Objects created using object literals are singletons. This means when a change is made to the object, it affects that object across the entire script. Object defined with a function constructor let us have multiple instances of that object. This means change made to one instance, will not affect other instances.
Now the question is when should we be using Literal notation and constructor notation. The point is when we need only one instance with the same values then we can go with the literal notation else if we may need multiple instances, like the instance of a class, we can go for the constructor notation.
Objects created using object literal are singletons, this means when a change is made to the object, it affects the object entire the script. Whereas if an object is created using constructor function and a change is made to it, that change won't affect the object throughout the script.
Yes (the object literal will be faster), but they are subtly different in implementation1 and represent different goals. The constructor form "has to do a bunch more stuff" while the literal form can also be more highly optimized - it is a definition (of an as-of-yet-fixed set of properties), and not a sequence of statements.
Even though a micro-benchmark (which is interesting, thanks Arun!) might show one being "much slower", it Just Doesn't Matter in a real program2 as the amount of relative time spent in either construct approaches nothing.
1 When a constructor is used a prototype must be introduced.
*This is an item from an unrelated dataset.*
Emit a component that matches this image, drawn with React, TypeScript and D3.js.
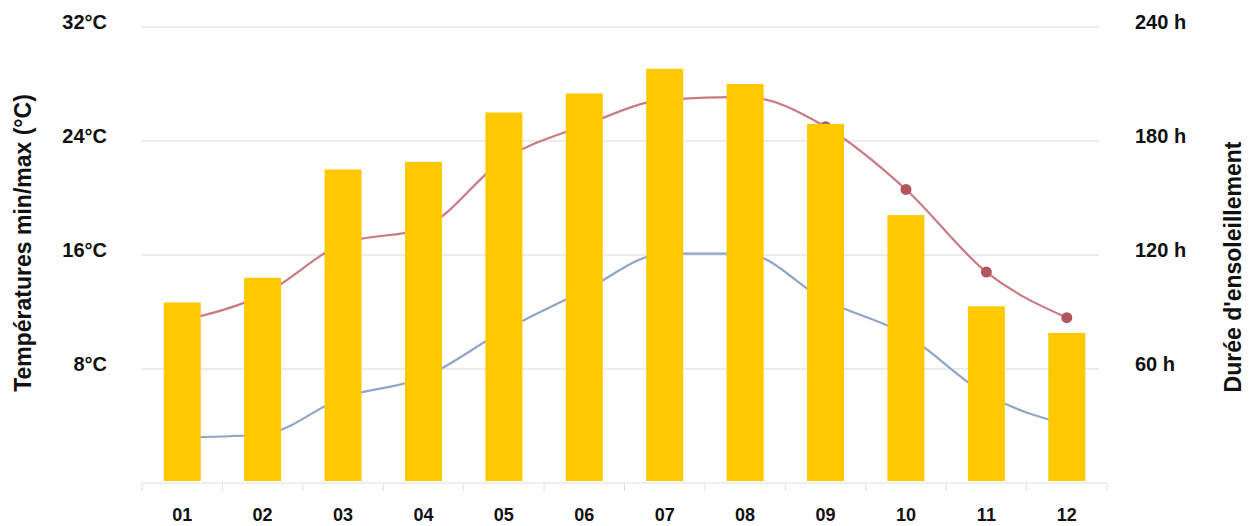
import * as d3 from "d3";

const months = ["01", "02", "03", "04", "05", "06", "07", "08", "09", "10", "11", "12"];
const sunHours = [95, 108, 165, 169, 195, 205, 218, 210, 189, 141, 93, 79];
const tempMax = [11.4, 13.2, 16.8, 17.9, 22.7, 25.1, 26.9, 27.1, 25.0, 20.6, 14.8, 11.6];
const tempMin = [3.2, 3.4, 6.0, 7.4, 10.7, 13.5, 16.1, 16.1, 12.8, 10.4, 6.2, 4.1];
const tempTicks = [8, 16, 24, 32];
const sunTicks = [60, 120, 180, 240];

const W = 1251;
const H = 526;
const plot = { left: 142, right: 1107, top: 27, bottom: 483 };
const font = "'Liberation Sans', Arial, sans-serif";

export default function App() {
  const x = d3.scaleBand<string>().domain(months).range([plot.left, plot.right]).paddingInner(0.54).paddingOuter(0.27);
  const yT = d3.scaleLinear().domain([0, 32]).range([plot.bottom, plot.top]);
  const yS = d3.scaleLinear().domain([0, 240]).range([plot.bottom, plot.top]);
  const cx = (m: string) => (x(m) as number) + x.bandwidth() / 2;

  const line = d3
    .line<number>()
    .x((_, i) => cx(months[i]))
    .y((d) => yT(d))
    .curve(d3.curveMonotoneX);

  const step = x.step();
  const tickXs = months.map((m) => cx(m) - step / 2).concat([cx(months[11]) + step / 2]);

  return (
    <div style={{ position: "absolute", left: 0, top: 0 }}>
      <svg width={W} height={H} style={{ display: "block", background: "#fff" }} fontFamily={font}>
        {/* grid */}
        {tempTicks.map((t) => (
          <line key={t} x1={plot.left} x2={plot.right - 8} y1={yT(t)} y2={yT(t)} stroke="#ececec" strokeWidth={2} />
        ))}

        {/* x axis */}
        <line x1={plot.left} x2={plot.right} y1={plot.bottom} y2={plot.bottom} stroke="#d8e0ee" strokeWidth={1} />
        {tickXs.map((t, i) => (
          <line key={i} x1={t} x2={t} y1={plot.bottom} y2={plot.bottom + 8} stroke="#d8e0ee" strokeWidth={1} />
        ))}

        {/* temperature lines (behind bars) */}
        <path d={line(tempMin) || ""} fill="none" stroke="#8fa6c7" strokeWidth={2.2} />
        <path d={line(tempMax) || ""} fill="none" stroke="#c97a82" strokeWidth={2.2} />
        {tempMax.map((v, i) => (
          <circle key={"mx" + i} cx={cx(months[i])} cy={yT(v)} r={5.5} fill="#b3545e" />
        ))}

        {/* sunshine bars */}
        {sunHours.map((v, i) => (
          <rect
            key={months[i]}
            x={x(months[i])}
            y={yS(v)}
            width={x.bandwidth()}
            height={plot.bottom - 2 - yS(v)}
            fill="#ffc800"
          />
        ))}

        {/* left axis labels */}
        {tempTicks.map((t) => (
          <text key={t} x={107} y={yT(t) + 2} textAnchor="end" fontSize={20} fontWeight="bold" fill="#111">
            {`${t}°C`}
          </text>
        ))}
        {/* right axis labels */}
        {sunTicks.map((t) => (
          <text key={t} x={1135} y={yS(t) + 2} textAnchor="start" fontSize={20} fontWeight="bold" fill="#111">
            {`${t} h`}
          </text>
        ))}

        {/* month labels */}
        {months.map((m) => (
          <text key={m} x={cx(m)} y={521} textAnchor="middle" fontSize={18} fontWeight="bold" fill="#111">
            {m}
          </text>
        ))}

        {/* axis titles */}
        <text
          transform={`translate(31,243) rotate(-90)`}
          textAnchor="middle"
          fontSize={23}
          fontWeight="bold"
          fill="#111"
        >
          Températures min/max (°C)
        </text>
        <text
          transform={`translate(1241,267) rotate(-90)`}
          textAnchor="middle"
          fontSize={23}
          fontWeight="bold"
          fill="#111"
        >
          Durée d'ensoleillement
        </text>
      </svg>
    </div>
  );
}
This is not the case with an object literal due to it's fixed chain behavior.
Every object created by a constructor has an implicit reference (called the object’s prototype) to the value of its constructor’s “prototype” property.
Other overhead work includes creating a new execution context, copying over additional properties, and even checking the return value. (In the posted case it also has to create a new one-off function object before it can even use is as a constructor which itself adds some additional overhead).
2 I'm sure there are counter-examples. But for such cases, I can only hope that the problem has been thoroughly benchmarked with all other bottlenecks identified and removed.